[SUPPLIED RECORDS]

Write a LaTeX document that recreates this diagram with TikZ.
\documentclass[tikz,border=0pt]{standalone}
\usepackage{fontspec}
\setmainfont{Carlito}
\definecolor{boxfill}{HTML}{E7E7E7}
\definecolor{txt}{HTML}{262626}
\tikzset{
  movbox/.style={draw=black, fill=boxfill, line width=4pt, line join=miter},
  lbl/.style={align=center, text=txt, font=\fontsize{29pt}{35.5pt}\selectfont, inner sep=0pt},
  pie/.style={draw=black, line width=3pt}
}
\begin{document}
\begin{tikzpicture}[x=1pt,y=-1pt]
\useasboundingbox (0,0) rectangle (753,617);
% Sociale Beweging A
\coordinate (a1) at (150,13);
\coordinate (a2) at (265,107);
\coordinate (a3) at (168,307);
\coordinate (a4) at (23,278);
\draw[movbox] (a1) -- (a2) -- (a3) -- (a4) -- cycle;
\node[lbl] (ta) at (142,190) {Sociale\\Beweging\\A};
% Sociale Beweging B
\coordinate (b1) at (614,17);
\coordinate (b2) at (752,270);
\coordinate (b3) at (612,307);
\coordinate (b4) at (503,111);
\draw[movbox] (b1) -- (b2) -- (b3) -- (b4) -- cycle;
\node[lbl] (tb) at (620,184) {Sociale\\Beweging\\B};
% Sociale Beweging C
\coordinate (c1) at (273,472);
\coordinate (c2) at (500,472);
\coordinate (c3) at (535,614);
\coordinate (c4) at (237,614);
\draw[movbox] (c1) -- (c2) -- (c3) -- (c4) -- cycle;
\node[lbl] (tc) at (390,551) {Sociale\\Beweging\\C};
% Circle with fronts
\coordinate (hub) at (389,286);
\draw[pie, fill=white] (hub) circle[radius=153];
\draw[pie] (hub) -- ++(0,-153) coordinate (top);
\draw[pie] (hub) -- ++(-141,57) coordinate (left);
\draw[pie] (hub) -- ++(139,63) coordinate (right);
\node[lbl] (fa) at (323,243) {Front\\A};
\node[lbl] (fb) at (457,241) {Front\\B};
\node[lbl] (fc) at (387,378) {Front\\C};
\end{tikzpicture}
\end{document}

==

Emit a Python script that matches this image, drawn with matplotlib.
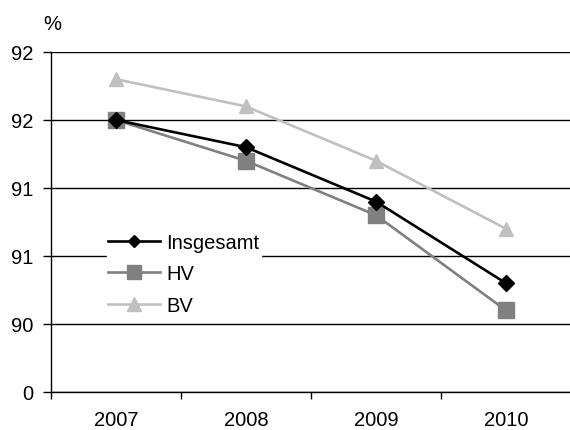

* * *

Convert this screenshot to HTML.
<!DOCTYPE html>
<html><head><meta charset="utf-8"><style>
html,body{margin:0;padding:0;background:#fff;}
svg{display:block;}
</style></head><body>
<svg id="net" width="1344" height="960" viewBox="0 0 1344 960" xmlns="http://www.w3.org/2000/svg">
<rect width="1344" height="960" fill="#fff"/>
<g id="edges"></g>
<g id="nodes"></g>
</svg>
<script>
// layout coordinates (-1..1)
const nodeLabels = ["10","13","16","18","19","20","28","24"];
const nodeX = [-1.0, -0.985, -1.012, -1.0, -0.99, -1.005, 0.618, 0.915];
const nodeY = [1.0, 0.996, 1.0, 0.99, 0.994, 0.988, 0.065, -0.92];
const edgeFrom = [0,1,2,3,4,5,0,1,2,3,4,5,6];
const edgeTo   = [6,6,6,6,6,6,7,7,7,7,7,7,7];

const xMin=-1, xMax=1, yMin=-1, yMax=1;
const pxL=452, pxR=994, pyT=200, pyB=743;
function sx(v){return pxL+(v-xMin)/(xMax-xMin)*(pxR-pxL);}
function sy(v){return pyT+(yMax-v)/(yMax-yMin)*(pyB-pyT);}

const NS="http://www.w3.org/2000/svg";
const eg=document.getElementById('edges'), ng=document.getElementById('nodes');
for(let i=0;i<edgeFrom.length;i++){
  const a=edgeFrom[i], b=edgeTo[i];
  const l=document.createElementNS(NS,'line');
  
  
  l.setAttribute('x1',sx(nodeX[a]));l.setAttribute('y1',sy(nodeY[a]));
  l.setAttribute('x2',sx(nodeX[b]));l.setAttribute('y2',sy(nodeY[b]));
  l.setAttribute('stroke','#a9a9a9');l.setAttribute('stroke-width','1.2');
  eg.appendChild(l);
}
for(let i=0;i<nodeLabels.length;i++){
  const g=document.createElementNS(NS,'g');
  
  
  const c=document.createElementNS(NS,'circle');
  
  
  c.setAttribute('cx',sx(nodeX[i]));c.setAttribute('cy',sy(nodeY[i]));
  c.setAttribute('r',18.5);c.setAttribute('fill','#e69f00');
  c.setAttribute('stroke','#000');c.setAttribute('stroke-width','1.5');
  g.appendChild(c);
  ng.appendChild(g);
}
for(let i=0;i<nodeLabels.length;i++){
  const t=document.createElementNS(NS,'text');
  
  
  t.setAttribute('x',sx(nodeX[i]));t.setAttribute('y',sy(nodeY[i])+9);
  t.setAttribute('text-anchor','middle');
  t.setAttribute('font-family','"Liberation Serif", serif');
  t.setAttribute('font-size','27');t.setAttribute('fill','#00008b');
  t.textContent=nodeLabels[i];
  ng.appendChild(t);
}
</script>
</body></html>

[EXERCISE DETAILS]
Select all lines in the listing above where the word "with" appears, and show them.

[COMPLETED EXERCISE]
Write a LaTeX document that recreates this diagram with TikZ.
% Circle with fronts
Emit a Python script that matches this image, drawn with matplotlib.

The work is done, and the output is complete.